**Problem to work on**
Restate the material word for word and leave out anything that is a picture.

'''

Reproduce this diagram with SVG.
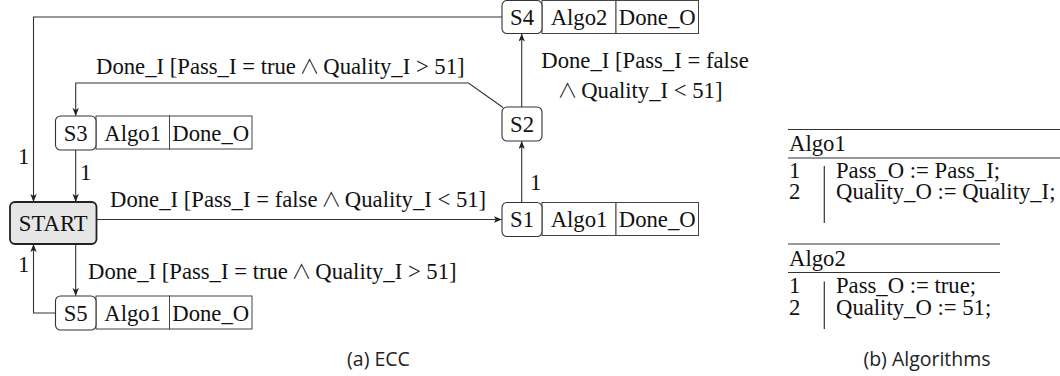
<svg xmlns="http://www.w3.org/2000/svg" width="1060" height="376" viewBox="0 0 1060 376">
<defs>
<style>
.t{font-family:"Liberation Serif","Times New Roman",serif;font-size:22.7px;fill:#111}
.w{font-family:"Noto Sans CJK JP","DejaVu Sans",sans-serif;font-weight:300;font-size:20px}
.c{font-family:"Open Sans","Liberation Sans",sans-serif;font-size:19.5px;fill:#222}
.st{fill:#fff;stroke:#333;stroke-width:1.1}
.cell{fill:#fff;stroke:#444;stroke-width:1}
.start{fill:#e6e6e6;stroke:#222;stroke-width:1.8}
.e{fill:none;stroke:#333;stroke-width:1.1}
.r{stroke:#333;stroke-width:1.2}
</style>
<marker id="ah" viewBox="0 0 10 8" refX="9.5" refY="4" markerWidth="8" markerHeight="6.4" orient="auto" markerUnits="userSpaceOnUse">
<path d="M0,0 L10,4 L0,8 L2.5,4 z" fill="#222"/>
</marker>
</defs>
<rect width="1060" height="376" fill="#fff"/>

<g id="connectors">
<path class="e" d="M502,17 H33.5 V201.5" marker-end="url(#ah)"/>
<path class="e" d="M503,107.5 L468.5,83 H75.7 V115.5" marker-end="url(#ah)"/>
<path class="e" d="M75.7,150 V201.5" marker-end="url(#ah)"/>
<path class="e" d="M96.5,219.5 H501.5" marker-end="url(#ah)"/>
<path class="e" d="M521.7,202.5 V141.5" marker-end="url(#ah)"/>
<path class="e" d="M521.7,107 V34" marker-end="url(#ah)"/>
<path class="e" d="M75.7,244 V295.5" marker-end="url(#ah)"/>
<path class="e" d="M55.5,313 H33.5 V244.5" marker-end="url(#ah)"/>
<text class="t" x="18" y="164">1</text>
<text class="t" x="96" y="74">Done_I [Pass_I = true <tspan class="w" dx="-2">∧</tspan><tspan dx="-2"> Quality_I &gt; 51]</tspan></text>
<text class="t" x="80" y="180">1</text>
<text class="t" x="110" y="207">Done_I [Pass_I = false <tspan class="w" dx="-2">∧</tspan><tspan dx="-2"> Quality_I &lt; 51]</tspan></text>
<text class="t" x="530" y="190">1</text>
<text class="t" x="645" y="68" text-anchor="middle">Done_I [Pass_I = false</text>
<text class="t" x="640" y="98" text-anchor="middle"><tspan class="w">∧</tspan><tspan dx="-2"> Quality_I &lt; 51]</tspan></text>
<text class="t" x="88" y="279">Done_I [Pass_I = true <tspan class="w" dx="-2">∧</tspan><tspan dx="-2"> Quality_I &gt; 51]</tspan></text>
<text class="t" x="18" y="272">1</text>
</g>

<g id="START">
<rect class="start" x="10" y="202" width="86.5" height="42" rx="5"/>
<text class="t" x="53.2" y="230.5" text-anchor="middle">START</text>
</g>

<g id="S3">
<rect class="cell" x="96" y="116" width="73.5" height="33"/>
<rect class="cell" x="169.5" y="116" width="82.5" height="33"/>
<rect class="st" x="55.5" y="116" width="40.5" height="34" rx="5"/>
<text class="t" x="75.7" y="140.5" text-anchor="middle">S3</text>
<text class="t" x="132.7" y="140.5" text-anchor="middle">Algo1</text>
<text class="t" x="210.7" y="140.5" text-anchor="middle">Done_O</text>
</g>

<g id="S5">
<rect class="cell" x="96" y="296" width="73.5" height="33"/>
<rect class="cell" x="169.5" y="296" width="82.5" height="33"/>
<rect class="st" x="55.5" y="296" width="40.5" height="34" rx="5"/>
<text class="t" x="75.7" y="320.5" text-anchor="middle">S5</text>
<text class="t" x="132.7" y="320.5" text-anchor="middle">Algo1</text>
<text class="t" x="210.7" y="320.5" text-anchor="middle">Done_O</text>
</g>

<g id="S1">
<rect class="cell" x="542" y="202.5" width="74" height="33"/>
<rect class="cell" x="616" y="202.5" width="82.5" height="33"/>
<rect class="st" x="502" y="202.5" width="40" height="34" rx="5"/>
<text class="t" x="522" y="227" text-anchor="middle">S1</text>
<text class="t" x="579" y="227" text-anchor="middle">Algo1</text>
<text class="t" x="657.2" y="227" text-anchor="middle">Done_O</text>
</g>

<g id="S2">
<rect class="st" x="502" y="107" width="40" height="34" rx="5"/>
<text class="t" x="522" y="131.5" text-anchor="middle">S2</text>
</g>

<g id="S4">
<rect class="cell" x="542" y="0.5" width="74" height="33"/>
<rect class="cell" x="616" y="0.5" width="82.5" height="33"/>
<rect class="st" x="502" y="0.5" width="40" height="33" rx="5"/>
<text class="t" x="522" y="25" text-anchor="middle">S4</text>
<text class="t" x="579" y="25" text-anchor="middle">Algo2</text>
<text class="t" x="657.2" y="25" text-anchor="middle">Done_O</text>
</g>

<g id="Algo1">
<line class="r" x1="788" y1="129.5" x2="1060" y2="129.5"/>
<text class="t" x="789" y="151">Algo1</text>
<line class="r" x1="788" y1="158" x2="1060" y2="158"/>
<text class="t" x="789" y="178">1</text>
<text class="t" x="789" y="198.5">2</text>
<line class="r" x1="824.3" y1="166" x2="824.3" y2="223"/>
<text class="t" x="836" y="178">Pass_O := Pass_I;</text>
<text class="t" x="836" y="198.5">Quality_O := Quality_I;</text>
</g>

<g id="Algo2">
<line class="r" x1="788" y1="244" x2="1000" y2="244"/>
<text class="t" x="789" y="266">Algo2</text>
<line class="r" x1="788" y1="272.5" x2="1000" y2="272.5"/>
<text class="t" x="789" y="293">1</text>
<text class="t" x="789" y="314.5">2</text>
<line class="r" x1="824.3" y1="281.5" x2="824.3" y2="329"/>
<text class="t" x="836" y="293">Pass_O := true;</text>
<text class="t" x="836" y="314.5">Quality_O := 51;</text>
</g>

<text class="c" x="378.5" y="366" text-anchor="middle">(a) ECC</text>
<text class="c" x="927" y="366" text-anchor="middle">(b) Algorithms</text>
</svg>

'''

**Output for this exercise**
Reproduce this diagram with SVG.
<svg xmlns="http://www.w3.org/2000/svg" width="1060" height="376" viewBox="0 0 1060 376">
<defs>
<style>
.t{font-family:"Liberation Serif","Times New Roman",serif;font-size:22.7px;fill:#111}
.w{font-family:"Noto Sans CJK JP","DejaVu Sans",sans-serif;font-weight:300;font-size:20px}
.c{font-family:"Open Sans","Liberation Sans",sans-serif;font-size:19.5px;fill:#222}
.st{fill:#fff;stroke:#333;stroke-width:1.1}
.cell{fill:#fff;stroke:#444;stroke-width:1}
.start{fill:#e6e6e6;stroke:#222;stroke-width:1.8}
.e{fill:none;stroke:#333;stroke-width:1.1}
.r{stroke:#333;stroke-width:1.2}
</style>
<marker id="ah" viewBox="0 0 10 8" refX="9.5" refY="4" markerWidth="8" markerHeight="6.4" orient="auto" markerUnits="userSpaceOnUse">
<path d="M0,0 L10,4 L0,8 L2.5,4 z" fill="#222"/>
</marker>
</defs>
<rect width="1060" height="376" fill="#fff"/>

<g id="connectors">
<path class="e" d="M502,17 H33.5 V201.5" marker-end="url(#ah)"/>
<path class="e" d="M503,107.5 L468.5,83 H75.7 V115.5" marker-end="url(#ah)"/>
<path class="e" d="M75.7,150 V201.5" marker-end="url(#ah)"/>
<path class="e" d="M96.5,219.5 H501.5" marker-end="url(#ah)"/>
<path class="e" d="M521.7,202.5 V141.5" marker-end="url(#ah)"/>
<path class="e" d="M521.7,107 V34" marker-end="url(#ah)"/>
<path class="e" d="M75.7,244 V295.5" marker-end="url(#ah)"/>
<path class="e" d="M55.5,313 H33.5 V244.5" marker-end="url(#ah)"/>
<text class="t" x="18" y="164">1</text>
<text class="t" x="96" y="74">Done_I [Pass_I = true <tspan class="w" dx="-2">∧</tspan><tspan dx="-2"> Quality_I &gt; 51]</tspan></text>
<text class="t" x="80" y="180">1</text>
<text class="t" x="110" y="207">Done_I [Pass_I = false <tspan class="w" dx="-2">∧</tspan><tspan dx="-2"> Quality_I &lt; 51]</tspan></text>
<text class="t" x="530" y="190">1</text>
<text class="t" x="645" y="68" text-anchor="middle">Done_I [Pass_I = false</text>
<text class="t" x="640" y="98" text-anchor="middle"><tspan class="w">∧</tspan><tspan dx="-2"> Quality_I &lt; 51]</tspan></text>
<text class="t" x="88" y="279">Done_I [Pass_I = true <tspan class="w" dx="-2">∧</tspan><tspan dx="-2"> Quality_I &gt; 51]</tspan></text>
<text class="t" x="18" y="272">1</text>
</g>

<g id="START">
<rect class="start" x="10" y="202" width="86.5" height="42" rx="5"/>
<text class="t" x="53.2" y="230.5" text-anchor="middle">START</text>
</g>

<g id="S3">
<rect class="cell" x="96" y="116" width="73.5" height="33"/>
<rect class="cell" x="169.5" y="116" width="82.5" height="33"/>
<rect class="st" x="55.5" y="116" width="40.5" height="34" rx="5"/>
<text class="t" x="75.7" y="140.5" text-anchor="middle">S3</text>
<text class="t" x="132.7" y="140.5" text-anchor="middle">Algo1</text>
<text class="t" x="210.7" y="140.5" text-anchor="middle">Done_O</text>
</g>

<g id="S5">
<rect class="cell" x="96" y="296" width="73.5" height="33"/>
<rect class="cell" x="169.5" y="296" width="82.5" height="33"/>
<rect class="st" x="55.5" y="296" width="40.5" height="34" rx="5"/>
<text class="t" x="75.7" y="320.5" text-anchor="middle">S5</text>
<text class="t" x="132.7" y="320.5" text-anchor="middle">Algo1</text>
<text class="t" x="210.7" y="320.5" text-anchor="middle">Done_O</text>
</g>

<g id="S1">
<rect class="cell" x="542" y="202.5" width="74" height="33"/>
<rect class="cell" x="616" y="202.5" width="82.5" height="33"/>
<rect class="st" x="502" y="202.5" width="40" height="34" rx="5"/>
<text class="t" x="522" y="227" text-anchor="middle">S1</text>
<text class="t" x="579" y="227" text-anchor="middle">Algo1</text>
<text class="t" x="657.2" y="227" text-anchor="middle">Done_O</text>
</g>

<g id="S2">
<rect class="st" x="502" y="107" width="40" height="34" rx="5"/>
<text class="t" x="522" y="131.5" text-anchor="middle">S2</text>
</g>

<g id="S4">
<rect class="cell" x="542" y="0.5" width="74" height="33"/>
<rect class="cell" x="616" y="0.5" width="82.5" height="33"/>
<rect class="st" x="502" y="0.5" width="40" height="33" rx="5"/>
<text class="t" x="522" y="25" text-anchor="middle">S4</text>
<text class="t" x="579" y="25" text-anchor="middle">Algo2</text>
<text class="t" x="657.2" y="25" text-anchor="middle">Done_O</text>
</g>

<g id="Algo1">
<line class="r" x1="788" y1="129.5" x2="1060" y2="129.5"/>
<text class="t" x="789" y="151">Algo1</text>
<line class="r" x1="788" y1="158" x2="1060" y2="158"/>
<text class="t" x="789" y="178">1</text>
<text class="t" x="789" y="198.5">2</text>
<line class="r" x1="824.3" y1="166" x2="824.3" y2="223"/>
<text class="t" x="836" y="178">Pass_O := Pass_I;</text>
<text class="t" x="836" y="198.5">Quality_O := Quality_I;</text>
</g>

<g id="Algo2">
<line class="r" x1="788" y1="244" x2="1000" y2="244"/>
<text class="t" x="789" y="266">Algo2</text>
<line class="r" x1="788" y1="272.5" x2="1000" y2="272.5"/>
<text class="t" x="789" y="293">1</text>
<text class="t" x="789" y="314.5">2</text>
<line class="r" x1="824.3" y1="281.5" x2="824.3" y2="329"/>
<text class="t" x="836" y="293">Pass_O := true;</text>
<text class="t" x="836" y="314.5">Quality_O := 51;</text>
</g>

<text class="c" x="378.5" y="366" text-anchor="middle">(a) ECC</text>
<text class="c" x="927" y="366" text-anchor="middle">(b) Algorithms</text>
</svg>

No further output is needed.